Der aktuellen Geschichtsforschung ebenfalls nicht standhalten kann die heldenhafte Ausschmückung, mit der er seine Ankunft in Portugal ins beinahe Mythische zu erhöhen versucht: Seegefecht mit Piraten, Feuersbrunst auf der angegriffenen Galeasse, Untergang des Schiffes und Selbsterrettung an die nahe Küste, wo ihn genuesische Landsleute aufnehmen, dies alles entspringt vermutlich weitgehend seiner Fantasie. Die Wirklichkeit dürfte sehr viel weniger aufregend gewesen sein. Aber Kolumbus ist auf Wirkung bedacht. Er muss beeindrucken, wenn er das Geld für seine Expeditionen zusammenkriegen will.
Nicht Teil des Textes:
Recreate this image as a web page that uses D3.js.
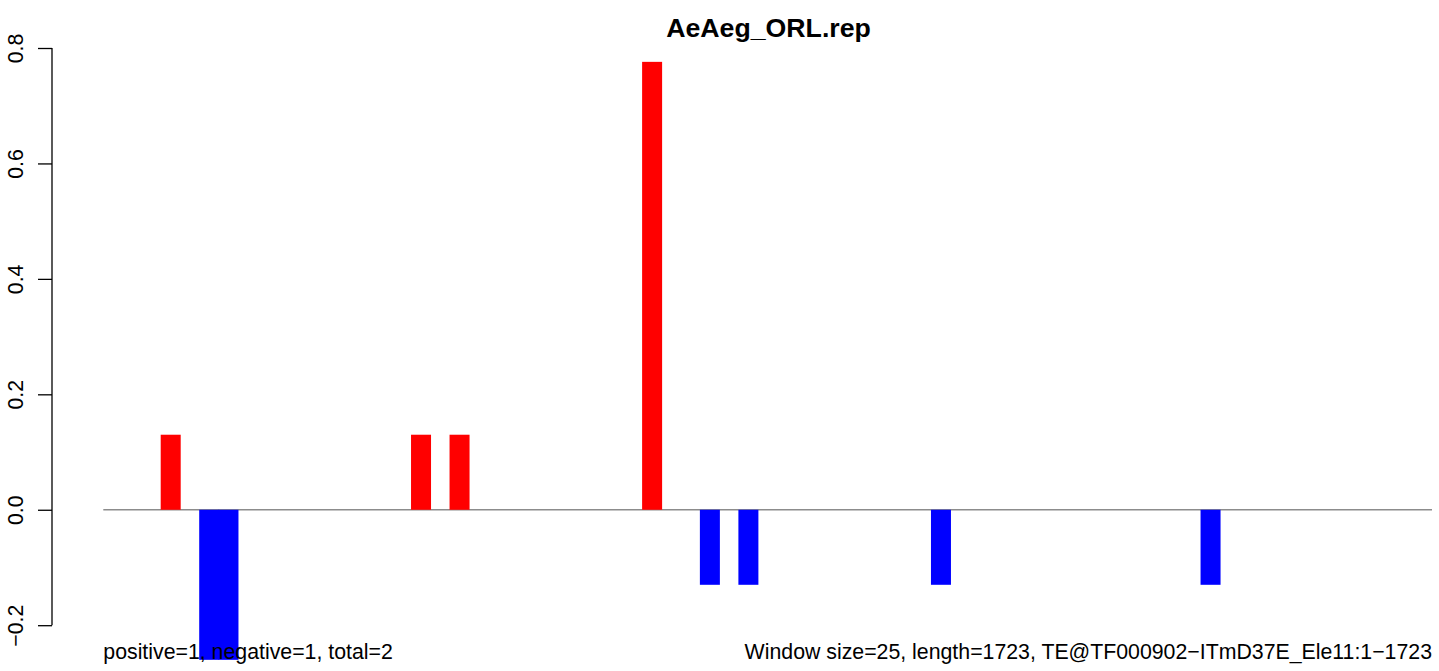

In Portugal sieht man ihn nüchtern: Die Ratgeber des Königs halten Kolumbus für «einen großen Schwätzer, einen Fantasten und Träumer», wie der Hofchronist João de Barros notiert. Die Portugiesen suchen auf der Ostroute um Afrika herum einen Seeweg nach Indien, Kolumbus will es über die Westroute versuchen. Also wirbt er nun beim spanischen Königshaus für seine Pläne.
Dabei kommt ihm zugute, dass er von einer geheimen Weltkarte weiß, die Don Pedro, Bruder des portugiesischen Prinzen Heinrich des Seefahrers, 1428 aus Venedig nach Portugal brachte und auf der unter anderem das Kap der Guten Hoffnung und die Magellanstraße im Süden Südamerikas dargestellt sind. Die spanische Krone kennt jene Karte nicht, und diesen Umstand nutzt er für sich. Kolumbus steht unter Zeitdruck, denn die Ost­route ist die deutlich kürzere, aber fest in portugiesischer Hand. 1488 berichtet ihm zudem sein Bruder aus Portugal, dass es Bartolomeu Dias gelungen ist, das Kap der Guten Hoffnung zu umsegeln. Den Portugiesen steht damit der Seeweg nach Indien offen.